耐切創製品を選ぶポイントは「使用環境」と「レベル」の2点です。

使用環境

まず使用環境については、たとえば以下のようなケースが考えられます。

  • Case01

    回転のこぎりや旋盤、サンダーなどの電動工具を扱う

  • Case02

    包丁やカッターなどの刃物を扱う

  • Case03

    鋭利な金属片やガラス片を取り扱う

  • Case04

    廃棄物収集、処理作業

  • Case05

    電子、精密機械の組立

上記はあくまで一例ですが、これらの用途をすべて同じ耐切創製品で行うのは現実的ではありません。
火気の多い場所なら耐熱性能も必要ですし、水気が多い場所なら防水性能が役立ちます。
いくら耐切創性能が高くても、使いにくい製品を無理に使うと作業効率が落ち、かえって不注意から事故を起こす危険が高まります。

レベル

耐切創性能の関係のある国際規格が「EN388(EN388:2016) 」です。EN388:2016は作業用手袋の物性強度規格で、以下の6項目について評価を行います。
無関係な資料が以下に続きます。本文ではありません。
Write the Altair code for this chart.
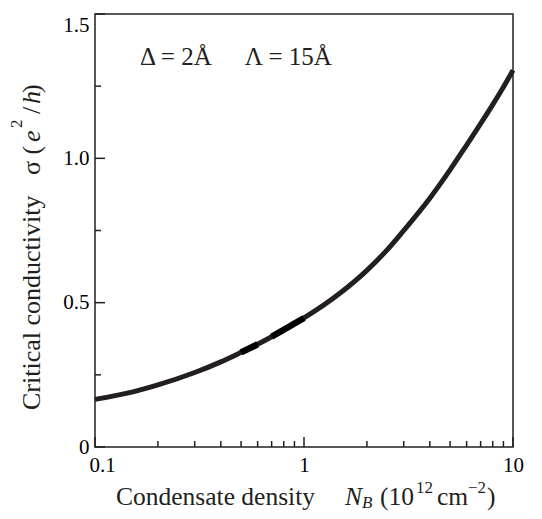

  • ①耐摩耗性:摩擦に対する耐久レベルを4段階で評価します
  • ②耐切創性(Coupe test):丸形の刃による耐切創レベルを5段階で評価します
  • ③耐切創性(TDM test):直線の刃による耐切創レベルを6段階(アメリカでは9段階)で評価します
  • ④耐引裂性:引張強度のレベルを4段階で評価します
  • ⑤耐突刺性:突き刺しに対する耐久レベルを4段階で評価します
  • ⑥耐衝撃性:衝撃に対する耐久レベルを「合格・不合格」で評価します

耐切創のレベルは高いほど高性能ですが、レベルが高ければ良いというものではありません。
一般に耐切創性能の高い製品は着け心地や重さ、動かしやすさなどに影響が出るため、細かい作業などを行う現場では作業効率を落とすことになるでしょう。もちろん、リスクの高い場所ではそれに見合ったレベルの耐切創製品が必要です。 加えて、上に挙げた「耐摩耗性」や「耐引裂性」「耐突刺性」「耐衝撃性」なども考慮しましょう。実際に耐切創製品を選ぶ際は、求められる耐切創レベルと他の性能(機能)とのバランスを考えることをおすすめします。

メンテナンス

メンテナンス

耐切創製品に限らず、すべての防護具にはメンテナンス(たとえば洗濯など)が欠かせません。メンテナンスしにくい製品は寿命が短くなり、早々に機能が低下するか、買い替えのためにコストがかかってしまいます。こまめにメンテナンスできるか(しやすいか)も考えて、最適な耐切創製品を選びましょう。